> _WHAT IS REQUIRED_: Start with the line that contains "Output the LaTeX" and end with the line that contains "-- (axis cs:1.134,0);"; retype those lines and the ones between them exactly, without any pictures.

Records excerpted from a collection

= = = =

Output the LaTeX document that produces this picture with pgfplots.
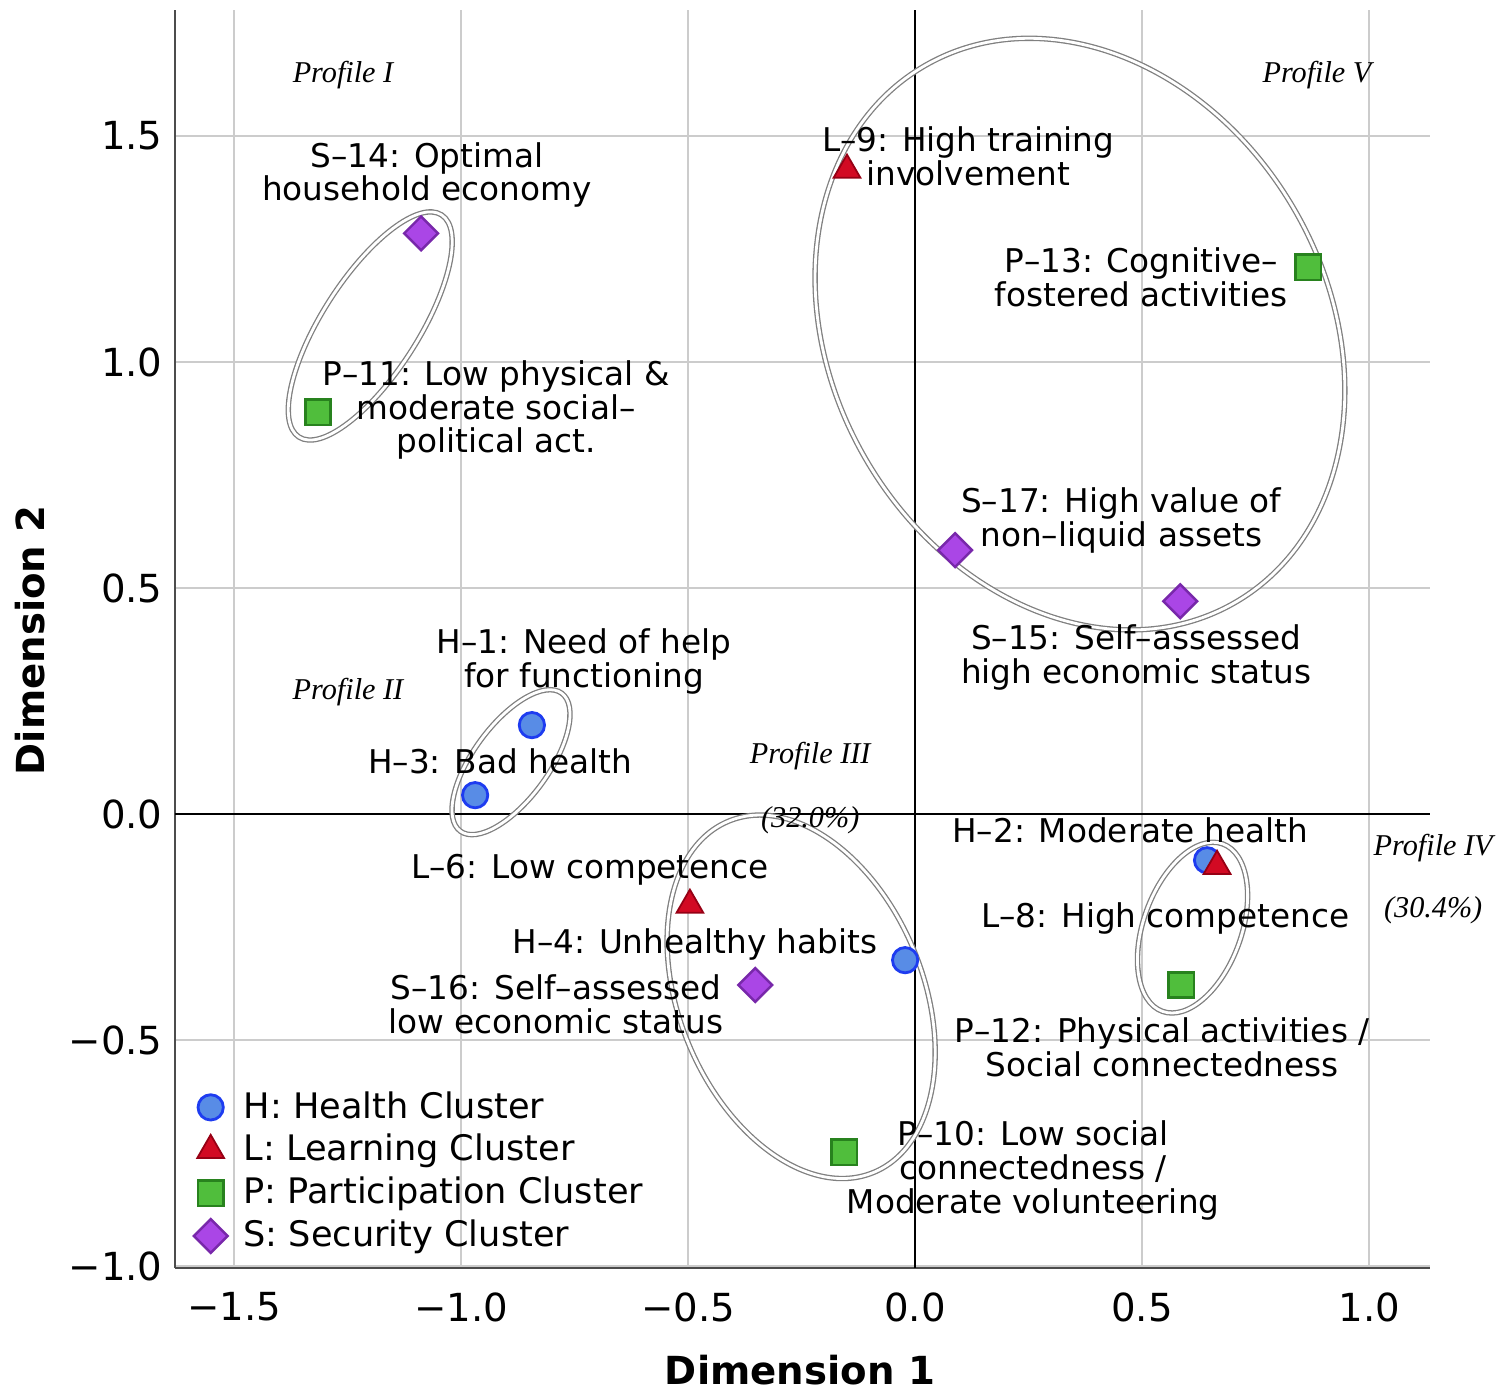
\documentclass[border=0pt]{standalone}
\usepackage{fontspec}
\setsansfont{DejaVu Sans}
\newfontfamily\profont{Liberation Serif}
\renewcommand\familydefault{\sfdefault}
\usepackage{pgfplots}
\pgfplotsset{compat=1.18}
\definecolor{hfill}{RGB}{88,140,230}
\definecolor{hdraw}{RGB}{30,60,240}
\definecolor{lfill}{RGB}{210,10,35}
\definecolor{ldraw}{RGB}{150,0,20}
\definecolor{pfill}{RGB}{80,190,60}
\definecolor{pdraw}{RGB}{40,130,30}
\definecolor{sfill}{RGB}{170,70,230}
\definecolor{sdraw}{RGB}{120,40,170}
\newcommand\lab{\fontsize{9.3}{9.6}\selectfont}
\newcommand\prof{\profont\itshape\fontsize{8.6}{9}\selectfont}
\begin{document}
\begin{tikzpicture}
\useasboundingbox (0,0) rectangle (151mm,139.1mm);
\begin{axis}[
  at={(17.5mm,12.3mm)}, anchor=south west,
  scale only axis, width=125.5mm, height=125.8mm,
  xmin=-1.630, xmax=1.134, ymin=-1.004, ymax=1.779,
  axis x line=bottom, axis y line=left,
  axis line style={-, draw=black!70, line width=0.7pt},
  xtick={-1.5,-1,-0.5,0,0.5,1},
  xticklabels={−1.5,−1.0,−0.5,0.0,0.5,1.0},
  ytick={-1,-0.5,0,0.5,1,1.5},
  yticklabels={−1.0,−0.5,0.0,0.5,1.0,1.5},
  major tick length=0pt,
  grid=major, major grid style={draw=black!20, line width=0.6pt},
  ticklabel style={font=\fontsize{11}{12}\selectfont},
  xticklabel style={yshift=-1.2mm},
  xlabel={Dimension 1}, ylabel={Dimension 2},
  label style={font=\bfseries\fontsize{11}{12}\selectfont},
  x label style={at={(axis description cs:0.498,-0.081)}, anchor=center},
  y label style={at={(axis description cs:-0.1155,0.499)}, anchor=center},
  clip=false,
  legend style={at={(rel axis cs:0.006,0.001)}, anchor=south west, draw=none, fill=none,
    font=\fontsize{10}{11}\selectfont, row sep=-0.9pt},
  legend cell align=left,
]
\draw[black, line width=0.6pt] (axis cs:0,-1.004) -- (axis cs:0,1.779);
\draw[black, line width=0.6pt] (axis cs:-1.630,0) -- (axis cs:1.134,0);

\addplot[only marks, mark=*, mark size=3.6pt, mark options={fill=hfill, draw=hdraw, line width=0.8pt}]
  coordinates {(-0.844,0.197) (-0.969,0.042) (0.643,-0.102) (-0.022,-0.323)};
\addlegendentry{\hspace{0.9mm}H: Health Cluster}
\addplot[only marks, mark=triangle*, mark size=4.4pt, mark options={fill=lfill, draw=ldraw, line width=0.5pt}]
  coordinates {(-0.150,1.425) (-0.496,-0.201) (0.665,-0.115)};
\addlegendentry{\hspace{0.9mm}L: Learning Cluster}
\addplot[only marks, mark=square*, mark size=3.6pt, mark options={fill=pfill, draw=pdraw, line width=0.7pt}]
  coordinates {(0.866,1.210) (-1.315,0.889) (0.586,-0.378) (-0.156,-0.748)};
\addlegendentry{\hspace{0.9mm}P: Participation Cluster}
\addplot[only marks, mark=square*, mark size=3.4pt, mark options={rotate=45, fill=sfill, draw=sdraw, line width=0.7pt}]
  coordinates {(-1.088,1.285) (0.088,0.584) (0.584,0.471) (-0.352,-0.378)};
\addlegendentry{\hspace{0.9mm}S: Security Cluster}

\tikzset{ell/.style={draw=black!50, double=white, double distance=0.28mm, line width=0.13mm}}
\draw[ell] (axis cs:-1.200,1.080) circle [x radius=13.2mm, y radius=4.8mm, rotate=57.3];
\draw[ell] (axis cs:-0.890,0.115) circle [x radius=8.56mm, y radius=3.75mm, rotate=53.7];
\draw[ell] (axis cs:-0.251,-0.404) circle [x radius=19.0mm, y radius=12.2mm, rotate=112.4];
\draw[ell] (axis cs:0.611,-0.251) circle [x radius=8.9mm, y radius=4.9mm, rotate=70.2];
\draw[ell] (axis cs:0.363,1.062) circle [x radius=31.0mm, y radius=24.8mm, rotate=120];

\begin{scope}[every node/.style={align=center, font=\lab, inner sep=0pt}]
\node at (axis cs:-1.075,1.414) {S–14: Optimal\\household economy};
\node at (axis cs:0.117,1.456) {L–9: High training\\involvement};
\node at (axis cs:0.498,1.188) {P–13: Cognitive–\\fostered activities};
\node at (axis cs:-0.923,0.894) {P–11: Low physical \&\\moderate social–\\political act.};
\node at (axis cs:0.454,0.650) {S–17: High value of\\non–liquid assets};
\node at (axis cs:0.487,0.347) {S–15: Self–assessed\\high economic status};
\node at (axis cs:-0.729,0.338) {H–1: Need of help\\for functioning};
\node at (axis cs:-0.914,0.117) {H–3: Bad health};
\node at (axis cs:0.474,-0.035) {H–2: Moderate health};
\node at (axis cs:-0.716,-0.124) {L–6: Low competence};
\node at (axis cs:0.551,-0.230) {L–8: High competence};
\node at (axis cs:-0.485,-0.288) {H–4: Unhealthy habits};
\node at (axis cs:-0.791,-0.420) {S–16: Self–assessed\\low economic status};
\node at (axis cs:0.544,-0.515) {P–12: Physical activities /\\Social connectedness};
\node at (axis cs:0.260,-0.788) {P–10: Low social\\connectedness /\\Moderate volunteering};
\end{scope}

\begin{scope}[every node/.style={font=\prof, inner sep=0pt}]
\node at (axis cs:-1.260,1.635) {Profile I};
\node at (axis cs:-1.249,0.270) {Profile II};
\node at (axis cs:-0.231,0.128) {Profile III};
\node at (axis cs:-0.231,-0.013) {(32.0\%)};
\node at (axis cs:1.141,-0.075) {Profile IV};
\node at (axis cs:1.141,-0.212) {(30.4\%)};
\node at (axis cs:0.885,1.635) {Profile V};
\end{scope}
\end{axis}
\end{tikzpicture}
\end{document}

= = = =

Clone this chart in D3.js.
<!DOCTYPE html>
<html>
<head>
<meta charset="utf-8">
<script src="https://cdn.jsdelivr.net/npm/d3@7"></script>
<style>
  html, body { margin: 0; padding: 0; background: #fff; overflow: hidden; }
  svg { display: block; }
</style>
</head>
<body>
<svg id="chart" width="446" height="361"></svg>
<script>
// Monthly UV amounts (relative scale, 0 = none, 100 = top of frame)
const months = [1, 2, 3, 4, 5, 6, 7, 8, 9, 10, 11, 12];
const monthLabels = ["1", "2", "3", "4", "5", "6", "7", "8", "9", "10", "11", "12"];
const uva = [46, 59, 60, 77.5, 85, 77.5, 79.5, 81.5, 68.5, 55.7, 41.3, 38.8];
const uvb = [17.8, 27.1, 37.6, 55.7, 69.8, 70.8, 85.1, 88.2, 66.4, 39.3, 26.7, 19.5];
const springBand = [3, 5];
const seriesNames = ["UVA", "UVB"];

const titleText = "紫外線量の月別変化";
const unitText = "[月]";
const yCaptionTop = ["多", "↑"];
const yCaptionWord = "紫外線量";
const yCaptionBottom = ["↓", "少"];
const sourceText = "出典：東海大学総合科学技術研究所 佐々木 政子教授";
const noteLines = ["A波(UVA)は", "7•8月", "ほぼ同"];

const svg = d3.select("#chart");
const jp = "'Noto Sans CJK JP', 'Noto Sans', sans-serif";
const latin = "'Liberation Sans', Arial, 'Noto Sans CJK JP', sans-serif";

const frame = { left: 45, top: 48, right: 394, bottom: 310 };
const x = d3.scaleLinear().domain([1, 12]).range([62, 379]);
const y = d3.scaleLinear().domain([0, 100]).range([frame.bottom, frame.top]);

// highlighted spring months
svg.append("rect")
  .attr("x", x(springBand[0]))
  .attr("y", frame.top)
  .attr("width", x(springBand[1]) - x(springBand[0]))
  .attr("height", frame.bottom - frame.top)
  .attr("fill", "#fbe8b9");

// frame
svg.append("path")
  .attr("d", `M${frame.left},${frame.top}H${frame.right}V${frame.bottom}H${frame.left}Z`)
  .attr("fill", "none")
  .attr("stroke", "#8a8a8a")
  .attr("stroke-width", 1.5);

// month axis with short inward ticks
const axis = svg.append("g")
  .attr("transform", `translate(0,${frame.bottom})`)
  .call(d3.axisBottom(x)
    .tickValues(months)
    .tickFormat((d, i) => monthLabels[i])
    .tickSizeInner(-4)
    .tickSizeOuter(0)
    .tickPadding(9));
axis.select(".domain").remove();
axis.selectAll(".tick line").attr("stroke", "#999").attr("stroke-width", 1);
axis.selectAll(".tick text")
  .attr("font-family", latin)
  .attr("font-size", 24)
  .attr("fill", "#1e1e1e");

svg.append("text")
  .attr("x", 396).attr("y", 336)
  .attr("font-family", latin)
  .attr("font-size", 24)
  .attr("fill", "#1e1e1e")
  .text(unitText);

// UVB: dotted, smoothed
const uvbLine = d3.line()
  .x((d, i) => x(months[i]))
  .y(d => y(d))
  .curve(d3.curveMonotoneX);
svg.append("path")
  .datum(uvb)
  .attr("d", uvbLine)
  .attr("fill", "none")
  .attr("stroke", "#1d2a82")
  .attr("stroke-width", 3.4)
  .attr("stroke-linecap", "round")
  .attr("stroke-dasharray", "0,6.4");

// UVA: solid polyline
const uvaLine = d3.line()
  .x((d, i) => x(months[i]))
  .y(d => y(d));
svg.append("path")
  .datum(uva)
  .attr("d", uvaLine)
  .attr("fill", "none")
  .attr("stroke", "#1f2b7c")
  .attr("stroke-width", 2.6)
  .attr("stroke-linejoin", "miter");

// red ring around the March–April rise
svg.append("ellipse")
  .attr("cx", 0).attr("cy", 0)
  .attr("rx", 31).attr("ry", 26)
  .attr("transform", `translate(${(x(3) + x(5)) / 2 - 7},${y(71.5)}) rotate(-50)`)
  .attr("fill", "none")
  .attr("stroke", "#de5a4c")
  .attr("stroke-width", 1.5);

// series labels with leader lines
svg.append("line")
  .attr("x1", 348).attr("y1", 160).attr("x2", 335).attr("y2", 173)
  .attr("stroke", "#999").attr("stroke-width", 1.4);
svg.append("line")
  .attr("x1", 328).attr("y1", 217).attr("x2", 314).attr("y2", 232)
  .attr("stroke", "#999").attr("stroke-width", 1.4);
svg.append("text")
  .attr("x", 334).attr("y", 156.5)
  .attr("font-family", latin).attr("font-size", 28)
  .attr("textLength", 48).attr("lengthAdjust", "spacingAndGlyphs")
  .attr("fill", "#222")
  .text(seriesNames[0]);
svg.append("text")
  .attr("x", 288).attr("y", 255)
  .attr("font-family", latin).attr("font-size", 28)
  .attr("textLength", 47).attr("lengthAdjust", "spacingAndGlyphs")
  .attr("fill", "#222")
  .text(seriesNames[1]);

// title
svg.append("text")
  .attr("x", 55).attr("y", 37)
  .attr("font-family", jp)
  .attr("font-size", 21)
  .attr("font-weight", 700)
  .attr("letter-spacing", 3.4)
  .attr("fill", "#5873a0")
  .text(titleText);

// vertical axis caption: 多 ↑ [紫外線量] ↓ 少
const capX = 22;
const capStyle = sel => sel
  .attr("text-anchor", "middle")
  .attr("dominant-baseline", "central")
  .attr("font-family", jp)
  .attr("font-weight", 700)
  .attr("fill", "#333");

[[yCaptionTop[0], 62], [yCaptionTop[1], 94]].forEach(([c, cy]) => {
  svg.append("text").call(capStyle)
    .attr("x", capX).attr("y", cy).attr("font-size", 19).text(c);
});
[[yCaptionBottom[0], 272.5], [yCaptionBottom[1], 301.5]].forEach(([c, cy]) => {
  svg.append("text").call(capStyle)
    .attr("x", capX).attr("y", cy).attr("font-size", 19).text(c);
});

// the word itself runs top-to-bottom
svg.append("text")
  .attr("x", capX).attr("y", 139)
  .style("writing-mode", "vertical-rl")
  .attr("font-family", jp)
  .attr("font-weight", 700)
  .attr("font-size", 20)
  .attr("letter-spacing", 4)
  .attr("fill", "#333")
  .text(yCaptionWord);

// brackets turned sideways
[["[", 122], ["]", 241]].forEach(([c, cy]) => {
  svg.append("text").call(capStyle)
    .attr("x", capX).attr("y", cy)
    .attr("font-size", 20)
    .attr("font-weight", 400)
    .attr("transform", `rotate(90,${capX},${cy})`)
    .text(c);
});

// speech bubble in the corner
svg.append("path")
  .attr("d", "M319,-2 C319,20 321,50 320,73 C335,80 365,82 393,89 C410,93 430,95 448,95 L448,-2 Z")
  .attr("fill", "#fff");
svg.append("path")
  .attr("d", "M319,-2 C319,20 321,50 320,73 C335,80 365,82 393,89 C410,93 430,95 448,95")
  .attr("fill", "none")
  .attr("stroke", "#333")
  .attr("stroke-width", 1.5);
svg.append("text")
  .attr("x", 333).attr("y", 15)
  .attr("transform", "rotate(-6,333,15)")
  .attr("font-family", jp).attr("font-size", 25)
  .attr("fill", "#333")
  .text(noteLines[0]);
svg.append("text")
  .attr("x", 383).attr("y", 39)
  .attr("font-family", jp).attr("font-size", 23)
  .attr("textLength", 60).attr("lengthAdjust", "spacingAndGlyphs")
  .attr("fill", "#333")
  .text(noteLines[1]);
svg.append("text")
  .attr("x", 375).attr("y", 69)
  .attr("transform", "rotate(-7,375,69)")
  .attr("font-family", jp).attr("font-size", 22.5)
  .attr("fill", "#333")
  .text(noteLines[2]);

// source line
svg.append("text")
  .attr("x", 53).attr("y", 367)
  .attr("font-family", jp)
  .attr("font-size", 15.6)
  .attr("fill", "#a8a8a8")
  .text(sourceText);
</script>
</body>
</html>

= = = =

> _COMPLETE RESPONSE_:
Output the LaTeX document that produces this picture with pgfplots.
\documentclass[border=0pt]{standalone}
\usepackage{fontspec}
\setsansfont{DejaVu Sans}
\newfontfamily\profont{Liberation Serif}
\renewcommand\familydefault{\sfdefault}
\usepackage{pgfplots}
\pgfplotsset{compat=1.18}
\definecolor{hfill}{RGB}{88,140,230}
\definecolor{hdraw}{RGB}{30,60,240}
\definecolor{lfill}{RGB}{210,10,35}
\definecolor{ldraw}{RGB}{150,0,20}
\definecolor{pfill}{RGB}{80,190,60}
\definecolor{pdraw}{RGB}{40,130,30}
\definecolor{sfill}{RGB}{170,70,230}
\definecolor{sdraw}{RGB}{120,40,170}
\newcommand\lab{\fontsize{9.3}{9.6}\selectfont}
\newcommand\prof{\profont\itshape\fontsize{8.6}{9}\selectfont}
\begin{document}
\begin{tikzpicture}
\useasboundingbox (0,0) rectangle (151mm,139.1mm);
\begin{axis}[
  at={(17.5mm,12.3mm)}, anchor=south west,
  scale only axis, width=125.5mm, height=125.8mm,
  xmin=-1.630, xmax=1.134, ymin=-1.004, ymax=1.779,
  axis x line=bottom, axis y line=left,
  axis line style={-, draw=black!70, line width=0.7pt},
  xtick={-1.5,-1,-0.5,0,0.5,1},
  xticklabels={−1.5,−1.0,−0.5,0.0,0.5,1.0},
  ytick={-1,-0.5,0,0.5,1,1.5},
  yticklabels={−1.0,−0.5,0.0,0.5,1.0,1.5},
  major tick length=0pt,
  grid=major, major grid style={draw=black!20, line width=0.6pt},
  ticklabel style={font=\fontsize{11}{12}\selectfont},
  xticklabel style={yshift=-1.2mm},
  xlabel={Dimension 1}, ylabel={Dimension 2},
  label style={font=\bfseries\fontsize{11}{12}\selectfont},
  x label style={at={(axis description cs:0.498,-0.081)}, anchor=center},
  y label style={at={(axis description cs:-0.1155,0.499)}, anchor=center},
  clip=false,
  legend style={at={(rel axis cs:0.006,0.001)}, anchor=south west, draw=none, fill=none,
    font=\fontsize{10}{11}\selectfont, row sep=-0.9pt},
  legend cell align=left,
]
\draw[black, line width=0.6pt] (axis cs:0,-1.004) -- (axis cs:0,1.779);
\draw[black, line width=0.6pt] (axis cs:-1.630,0) -- (axis cs:1.134,0);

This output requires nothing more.